ECLI:NL:RBDHA:2022:14601
Rechtbank Den Haag
- Eerste aanleg - enkelvoudig
- Rechtspraak.nl
Bezwaarschrift tegen DNA-afname door minderjarige veroordeelde in strafzaak
In deze zaak heeft de rechtbank Den Haag op 6 december 2022 uitspraak gedaan over een bezwaar van een minderjarige veroordeelde tegen de afname en verwerking van haar DNA-profiel. De veroordeelde, geboren in 2007, had op 23 mei 2022 een strafbeschikking ontvangen voor mishandeling, waarvoor een taakstraf van 16 uren was opgelegd. De officier van justitie had op 7 juni 2022 bevolen om celmateriaal af te nemen voor DNA-analyse, wat op 1 augustus 2022 plaatsvond. De veroordeelde diende op 5 augustus 2022 bezwaar in tegen deze afname, stellende dat zij ten tijde van het feit minderjarig was en dat haar handelen een eenmalig incident betrof.
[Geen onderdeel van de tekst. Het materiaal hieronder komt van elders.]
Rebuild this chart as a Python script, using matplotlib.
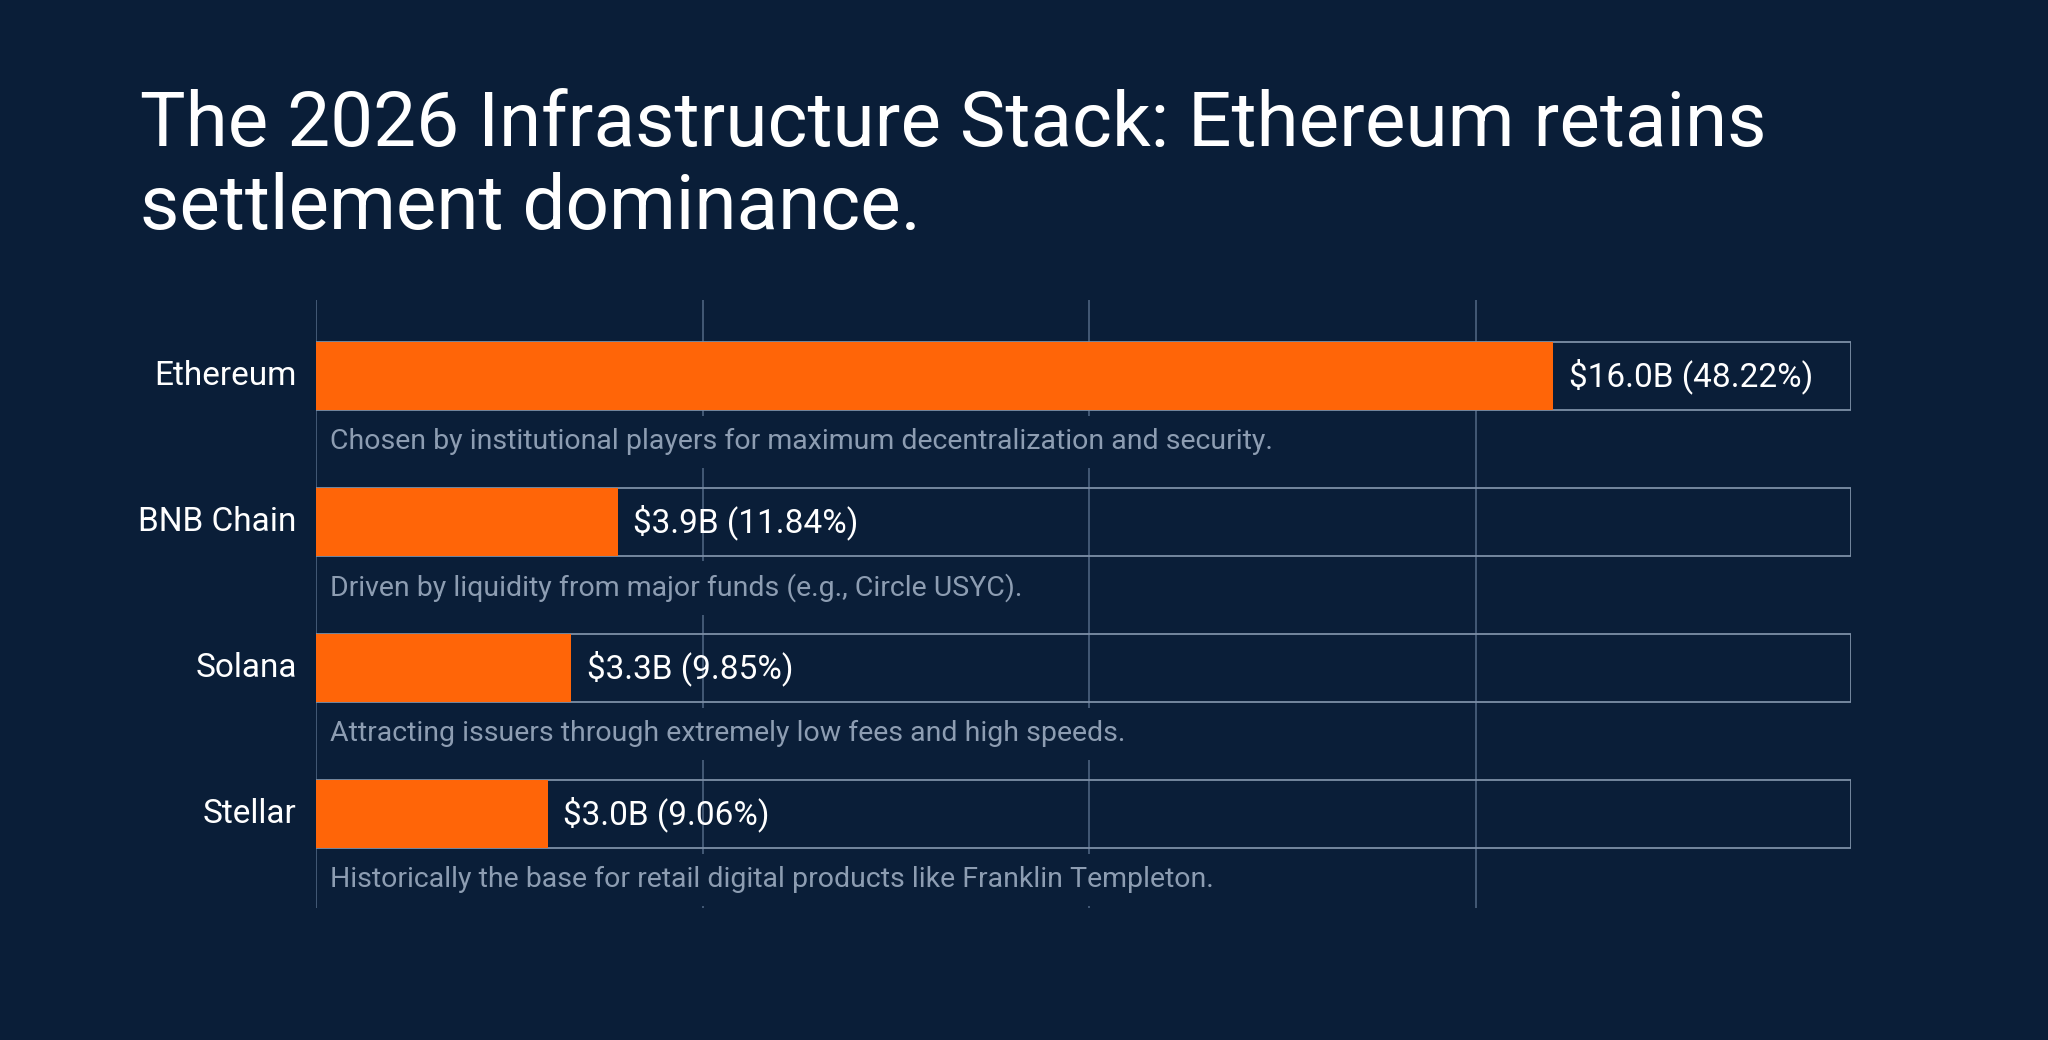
import matplotlib.pyplot as plt
from matplotlib.patches import Rectangle

chains = ["Ethereum", "BNB Chain", "Solana", "Stellar"]
values = [16.0, 3.9, 3.3, 3.0]
shares = [48.22, 11.84, 9.85, 9.06]
notes = [
    "Chosen by institutional players for maximum decentralization and security.",
    "Driven by liquidity from major funds (e.g., Circle USYC).",
    "Attracting issuers through extremely low fees and high speeds.",
    "Historically the base for retail digital products like Franklin Templeton.",
]
title_lines = ["The 2026 Infrastructure Stack: Ethereum retains", "settlement dominance."]

BG = "#0a1e38"
ORANGE = "#ff6508"
GRID = "#4d6380"
BOX = "#7d8fa6"
NOTE = "#8d9db2"

plt.rcParams['font.family'] = ['Roboto', 'DejaVu Sans']

fig = plt.figure(figsize=(20.48, 10.4), dpi=100, facecolor=BG)
ax = fig.add_axes([316 / 2048, 1 - 908 / 1040, (1851 - 316) / 2048, 608 / 1040])
ax.set_facecolor(BG)

xmax = 19.85
ys = list(range(len(chains)))
h = 0.466

for y in ys:
    ax.add_patch(Rectangle((0, y - h / 2), xmax, h, fill=False, edgecolor=BOX,
                           linewidth=1.3, zorder=2))
ax.barh(ys, values, height=h, color=ORANGE, zorder=3)

for y, name, v, s, n in zip(ys, chains, values, shares, notes):
    ax.text(v + 0.2, y, f"${v:.1f}B ({s:.2f}%)", color="white", fontsize=24,
            va="center", ha="left", zorder=4)
    # notes sit on a background-coloured box that hides the gridlines
    ax.text(0.18, y + 0.45, n, color=NOTE, fontsize=20.5, va="center", ha="left",
            zorder=1.5, bbox=dict(facecolor=BG, edgecolor="none", pad=9))
    ax.text(-0.25, y, name, color="white", fontsize=24, va="center", ha="right")

ax.set_xlim(0, xmax)
ax.set_ylim(3.644, -0.52)
for gx in [0, 5, 10, 15]:
    ax.axvline(gx, color=GRID, linewidth=1.2, zorder=1)
ax.set_xticks([])
ax.set_yticks([])
for sp in ax.spines.values():
    sp.set_visible(False)

fig.text(140 / 2048, 1 - 146 / 1040, title_lines[0], color="white", fontsize=55,
         ha="left", va="baseline")
fig.text(140 / 2048, 1 - 229 / 1040, title_lines[1], color="white", fontsize=55,
         ha="left", va="baseline")

fig.savefig("out.png", dpi=100, facecolor=BG)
De rechtbank heeft het bezwaar behandeld op 22 november 2022, waarbij de veroordeelde niet aanwezig was, maar haar advocaat en de officier van justitie wel. De veroordeelde betoogde dat de afname van haar DNA in strijd was met de Wet DNA, omdat zij een first offender was en het incident een typische puberruzie betrof. De officier van justitie heeft zijn standpunt herzien en geconcludeerd dat het bezwaar gegrond verklaard moest worden, gezien de bijzondere omstandigheden van de zaak.
De rechtbank oordeelde dat de uitzondering in de Wet DNA van toepassing was, omdat het misdrijf van geringe ernst was en het recidivegevaar laag leek. De rechtbank verklaarde het bezwaar gegrond en beval de officier van justitie om het celmateriaal te vernietigen. Deze beslissing is van belang voor de bescherming van de persoonlijke levenssfeer van minderjarigen en het voorkomen van stigmatisering.